SHORT PROBLEM → Find how many lines contain "matplotlib" and state only that number.

ENTRIES SUPPLIED →
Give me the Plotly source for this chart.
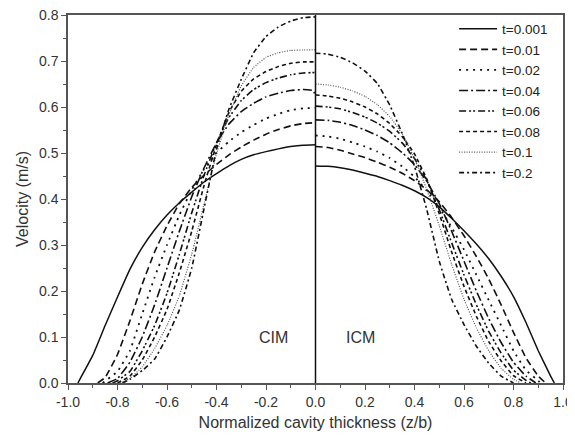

* * *

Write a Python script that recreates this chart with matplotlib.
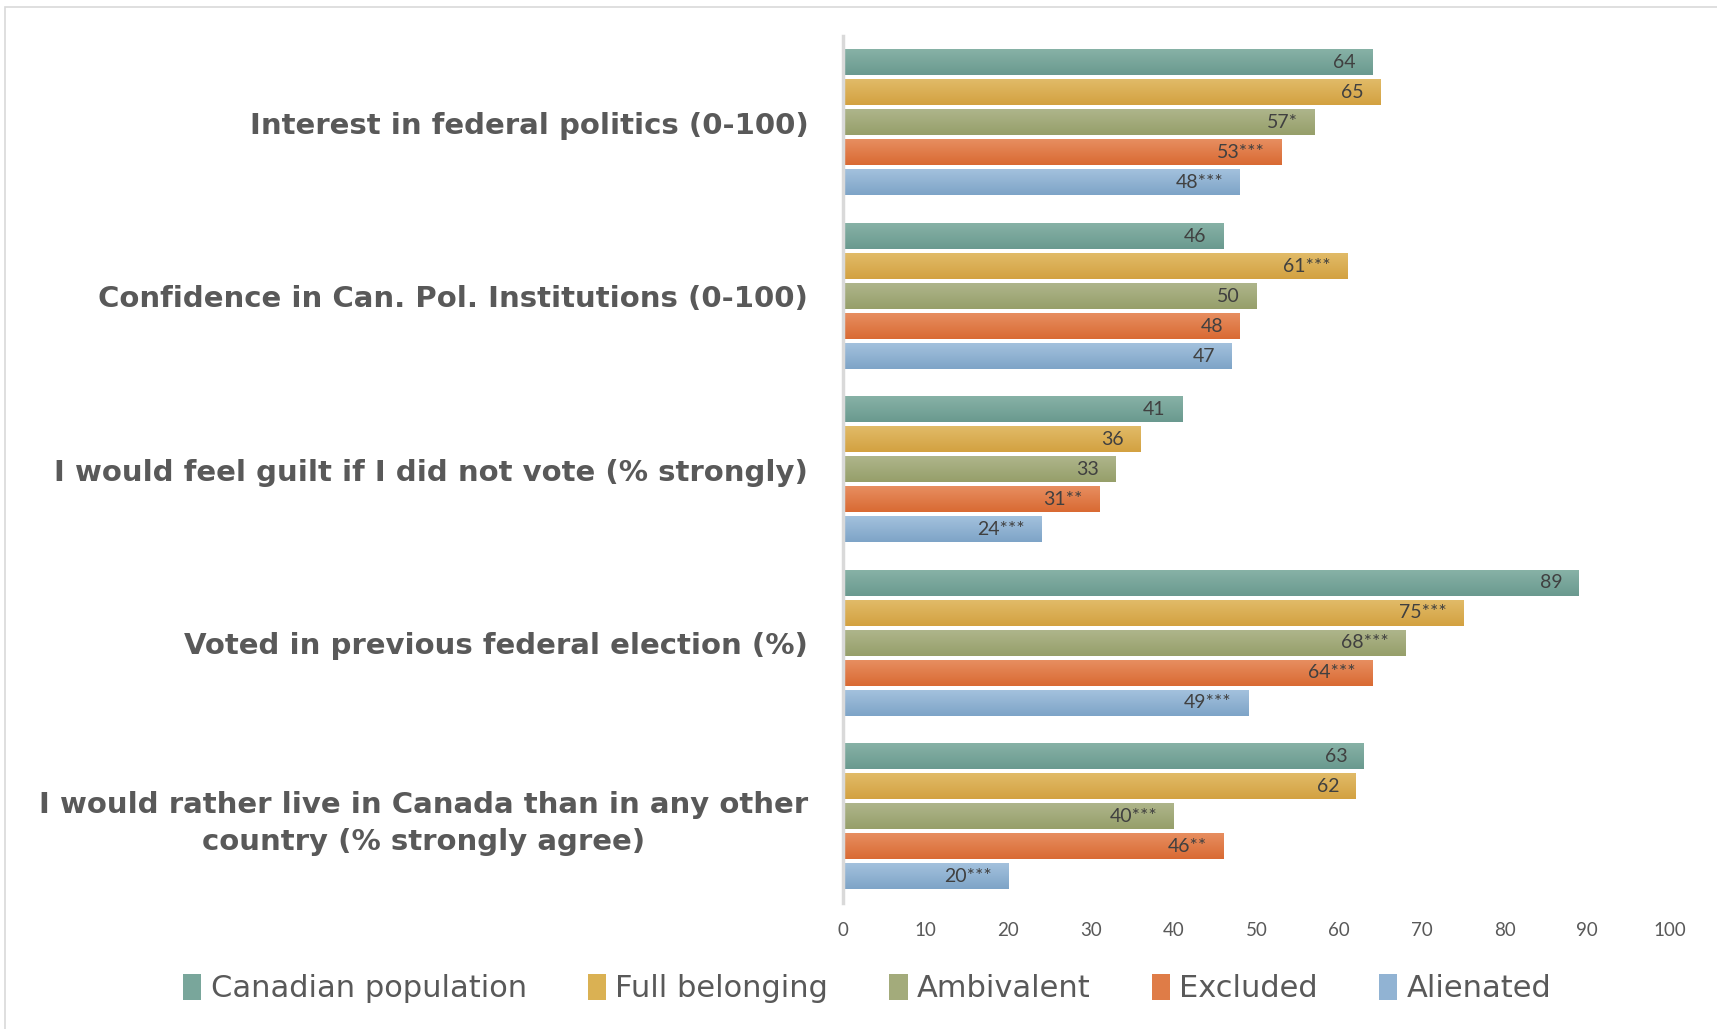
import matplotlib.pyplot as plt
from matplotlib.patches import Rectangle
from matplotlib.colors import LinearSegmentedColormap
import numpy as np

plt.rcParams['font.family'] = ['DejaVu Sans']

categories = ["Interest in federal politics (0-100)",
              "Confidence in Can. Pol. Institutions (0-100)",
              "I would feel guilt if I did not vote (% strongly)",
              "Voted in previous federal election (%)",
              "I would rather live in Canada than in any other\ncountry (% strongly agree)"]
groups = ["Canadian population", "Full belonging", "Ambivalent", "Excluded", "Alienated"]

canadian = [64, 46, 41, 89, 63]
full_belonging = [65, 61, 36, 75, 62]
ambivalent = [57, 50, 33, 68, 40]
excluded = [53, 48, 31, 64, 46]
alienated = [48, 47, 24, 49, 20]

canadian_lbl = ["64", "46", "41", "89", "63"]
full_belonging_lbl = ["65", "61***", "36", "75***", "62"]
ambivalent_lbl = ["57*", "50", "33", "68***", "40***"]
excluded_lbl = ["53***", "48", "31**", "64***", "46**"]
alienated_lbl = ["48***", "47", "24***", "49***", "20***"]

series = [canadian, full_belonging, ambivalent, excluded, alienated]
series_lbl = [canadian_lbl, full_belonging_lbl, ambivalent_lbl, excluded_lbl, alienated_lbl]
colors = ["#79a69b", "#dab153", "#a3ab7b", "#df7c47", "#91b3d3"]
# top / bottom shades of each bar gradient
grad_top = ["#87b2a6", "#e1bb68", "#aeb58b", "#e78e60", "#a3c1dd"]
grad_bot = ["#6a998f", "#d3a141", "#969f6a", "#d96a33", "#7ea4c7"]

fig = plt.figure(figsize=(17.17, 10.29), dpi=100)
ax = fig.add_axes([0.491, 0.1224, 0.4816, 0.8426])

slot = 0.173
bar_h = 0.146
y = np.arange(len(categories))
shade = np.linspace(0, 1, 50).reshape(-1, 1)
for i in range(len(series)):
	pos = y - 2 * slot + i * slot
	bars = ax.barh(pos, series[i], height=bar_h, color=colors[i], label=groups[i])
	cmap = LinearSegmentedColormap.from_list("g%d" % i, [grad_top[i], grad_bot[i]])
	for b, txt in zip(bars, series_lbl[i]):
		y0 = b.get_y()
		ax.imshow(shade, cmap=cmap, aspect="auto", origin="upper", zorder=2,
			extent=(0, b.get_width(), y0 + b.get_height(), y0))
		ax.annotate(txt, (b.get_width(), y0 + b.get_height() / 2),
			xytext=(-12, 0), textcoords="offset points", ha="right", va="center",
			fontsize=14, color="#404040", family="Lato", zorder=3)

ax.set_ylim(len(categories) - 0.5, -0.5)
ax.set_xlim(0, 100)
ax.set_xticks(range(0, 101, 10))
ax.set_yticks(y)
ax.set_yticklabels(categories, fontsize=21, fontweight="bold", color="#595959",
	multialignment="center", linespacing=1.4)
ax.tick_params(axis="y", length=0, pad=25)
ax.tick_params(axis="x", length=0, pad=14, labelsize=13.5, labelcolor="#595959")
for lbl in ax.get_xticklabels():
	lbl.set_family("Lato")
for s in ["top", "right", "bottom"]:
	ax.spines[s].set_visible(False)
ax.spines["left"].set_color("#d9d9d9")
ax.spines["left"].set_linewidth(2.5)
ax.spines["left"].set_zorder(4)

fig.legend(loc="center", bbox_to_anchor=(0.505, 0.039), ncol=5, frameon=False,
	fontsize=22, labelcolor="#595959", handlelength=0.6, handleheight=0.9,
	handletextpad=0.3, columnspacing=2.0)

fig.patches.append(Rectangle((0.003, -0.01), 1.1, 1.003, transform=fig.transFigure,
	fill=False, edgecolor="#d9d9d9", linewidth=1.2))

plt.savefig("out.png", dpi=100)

RESULT OF THE TASK → 4